Aaaah, les joies du Boxing Day... ce terme n'a rien à voir avec la boxe excepté dans son orthographe et les pratiques plus ou moins usées par les consommateurs durant cette période (disons surtout au cours du premier jour).
Grosso modo, il s'agit d'une vaste opération commerciale visant à liquider les items des anciennes collections pour faire place aux nouvelles. Pendant une semaine, c'est la foire aux rabais dans tout le Commonwealth. Le Québec fait figure à part puisque le 26 décembre n'est pas considéré comme un jour férié.
Au Toronto Eaton center l'an dernier :Ce jour-là, je travaillais et voici comment tout cela s'est préparé entre 8h am et 5h pm :
On démarre, comme tous les matins, par le cérémonial vidage des caisses rouges. Ces grosses boites en plastique contiennent des exemplaires de plusieurs modèles qui se vendent généralement bien. Après cet exercice d'échauffement (pas moins de 15 caisses, un record !) et un sizing pour soulager les muscles, le chef de division, en charge de l'achalandage et la valorisation des produits d'un ou plusieurs rayons, nous fournit des "guns" et des listes où sont mentionnées les items à mettre au rabais. Et c'est plutôt violent. Voici quelques exemples :
- Pull fin en laine d'agneau mérinos, made in Italy. Prix régulier : 80$. Vente au rabais : 20$.

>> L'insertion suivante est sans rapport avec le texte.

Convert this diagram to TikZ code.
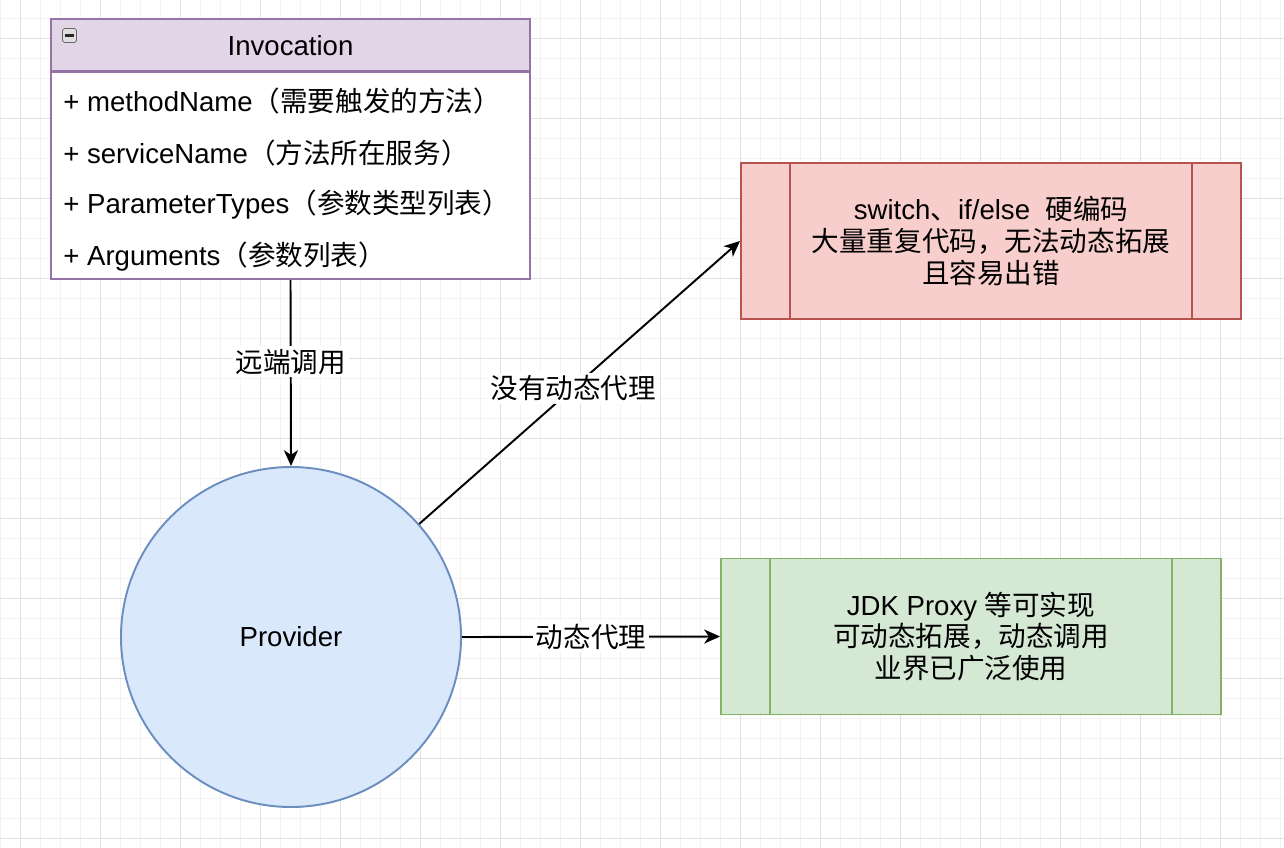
\documentclass[tikz,border=0pt]{standalone}
\usepackage{fontspec}
\setmainfont{Liberation Sans}
\newfontfamily\cjk{Noto Sans CJK SC}
\usetikzlibrary{arrows.meta,calc}

\newcommand{\zh}[1]{{\cjk #1}}
\newcommand{\pxl}{0.02cm}

\definecolor{umlfill}{HTML}{E1D5E7}
\definecolor{umlline}{HTML}{9673A6}
\definecolor{provfill}{HTML}{DAE8FC}
\definecolor{provline}{HTML}{6C8EBF}
\definecolor{badfill}{HTML}{F8CECC}
\definecolor{badline}{HTML}{B85450}
\definecolor{goodfill}{HTML}{D5E8D4}
\definecolor{goodline}{HTML}{82B366}
\definecolor{gridminor}{HTML}{F3F3F3}
\definecolor{gridmajor}{HTML}{E0E0E0}

\tikzset{
  classhead/.style={draw=umlline, fill=umlfill, line width=1.1pt,
    minimum width=479*\pxl, minimum height=52*\pxl},
  classbody/.style={draw=umlline, fill=white, line width=1.1pt,
    minimum width=479*\pxl, minimum height=207*\pxl},
  field/.style={anchor=west},
  procbox/.style={line width=1.1pt, minimum width=500*\pxl,
    minimum height=156*\pxl, align=center},
  link/.style={line width=1.1pt, -{Stealth[length=9pt, width=8pt, inset=2.6pt]}},
  lbl/.style={fill=white, inner sep=1.5pt}
}

\begin{document}
\begin{tikzpicture}[x=0.02cm, y=-0.02cm,
  every node/.style={font=\fontsize{15.7}{18.1}\selectfont, inner sep=0pt}]
  \useasboundingbox (0,0) rectangle (1284,848);

  % background grid
  \foreach \x in {0,20,...,1280}
    \draw[gridminor, line width=0.55pt] (\x,0) -- (\x,848);
  \foreach \y in {18,38,...,838}
    \draw[gridminor, line width=0.55pt] (0,\y) -- (1284,\y);
  \foreach \x in {20,100,...,1260}
    \draw[gridmajor, line width=0.55pt] (\x,0) -- (\x,848);
  \foreach \y in {38,118,...,838}
    \draw[gridmajor, line width=0.55pt] (0,\y) -- (1284,\y);

  % class box
  \node[classbody, anchor=north] (invbody) at (290.5,71) {};
  \node[classhead] (invhead) at (290.5,45) {};
  \node (invtitle) at (290.5,46) {Invocation};
  \node[draw=gray!80!black, fill=gray!25, rounded corners=1pt,
    minimum size=14*\pxl] (collapse) at (69.5,35.5) {};
  \draw[line width=1.6pt, gray!30!black]
    ($(collapse.center)+(-4.5,0)$) -- ($(collapse.center)+(4.5,0)$);
  \node[field] (fmethod) at (63,101) {+ methodName\zh{（需要触发的方法）}};
  \node[field] (fservice) at (63,153) {+ serviceName\zh{（方法所在服务）}};
  \node[field] (fparams) at (63,205) {+ ParameterTypes\zh{（参数类型列表）}};
  \node[field] (fargs) at (63,257) {+ Arguments\zh{（参数列表）}};

  % provider
  \node[circle, draw=provline, fill=provfill, line width=1.1pt,
    minimum size=340*\pxl] (prov) at (291,637) {Provider};

  % outcomes
  \node[procbox, draw=badline, fill=badfill] (hardcode) at (991,241)
    {switch\zh{、}if/else\ \ \zh{硬编码}\\
     \zh{大量重复代码，无法动态拓展}\\
     \zh{且容易出错}};
  \draw[badline, line width=1.1pt]
    ($(hardcode.north west)+(50,0)$) -- ($(hardcode.south west)+(50,0)$);
  \draw[badline, line width=1.1pt]
    ($(hardcode.north east)+(-50,0)$) -- ($(hardcode.south east)+(-50,0)$);

  \node[procbox, draw=goodline, fill=goodfill] (proxy) at (971,636.5)
    {JDK Proxy \zh{等可实现}\\
     \zh{可动态拓展，动态调用}\\
     \zh{业界已广泛使用}};
  \draw[goodline, line width=1.1pt]
    ($(proxy.north west)+(50,0)$) -- ($(proxy.south west)+(50,0)$);
  \draw[goodline, line width=1.1pt]
    ($(proxy.north east)+(-50,0)$) -- ($(proxy.south east)+(-50,0)$);

  % connectors
  \draw[link] (invbody.south) -- node[lbl, pos=0.44] {\zh{远端调用}} (prov.north);
  \draw[link] (prov) -- node[lbl, pos=0.48] {\zh{没有动态代理}} (hardcode.west);
  \draw[link] (prov.east) -- node[lbl] {\zh{动态代理}} (proxy.west);
\end{tikzpicture}
\end{document}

- Pulls en cachemire. Prix régulier : 200$. Vente au rabais : 60$. A noter que ces articles avaient été auparavant placés en "spécial" (une sorte de solde courante) à 120$ durant l'avant-Noël.
- Cardigan gris en laine d'agneau avec capuche et ouverture excentrée, en gros un pull long qui se porte bien avec chemise et cravate. Prix régulier : 130$. Vente au rabais : 20$.
Les guns dont je parlais plus haut sont ni plus ni moins des sorte de pistolets servant à produire des étiquettes avec le prix au rabais que l'ont colle sur les anciennes. Cela nous a pris 3h pour une équipe au grand complet (9). L'ouverture est prévue pour 13h mais ayant bien bossé, le chef nous a laissé quartier libre à partir de 12h30 pour magasiner en priorité avant l'afflux massif de Ladies Gagas.
En effet, la loi stipule que tous les commerçants participant au Boxing Day n'ont pas le droit d'ouvrir leur boutique avant 13h. Et de toute façon, cela serait impossible puisque la veille, tout était ouvert et non étiqueté au rabais.
Même si le 26 n'est pas férié dans la Belle Province, la boutique a offert à son personnel plusieurs éléments de compensations (eh oui, magasiner durant le Boxing Day, c'était dead pour nous !) :
- Un billet de 10$ par personne
- Les distributeurs de bonbons, sodas et cafés étaient gratuits (et le sont restés jusqu'au 3 janvier)
- La pause repas était payée
- Noël et New Eve Day seront payées
Ca n'en a pas l'air, mais c'est tout simplement délirant quand on sait que cela ne se passe pas ainsi dans beaucoup de compagnies ! L'autre grande marque d'habits en prêt-à-porter et situé à 2 min à pied de Simons, La Baie (The Bay dans le reste du Canada), propose les même avantages.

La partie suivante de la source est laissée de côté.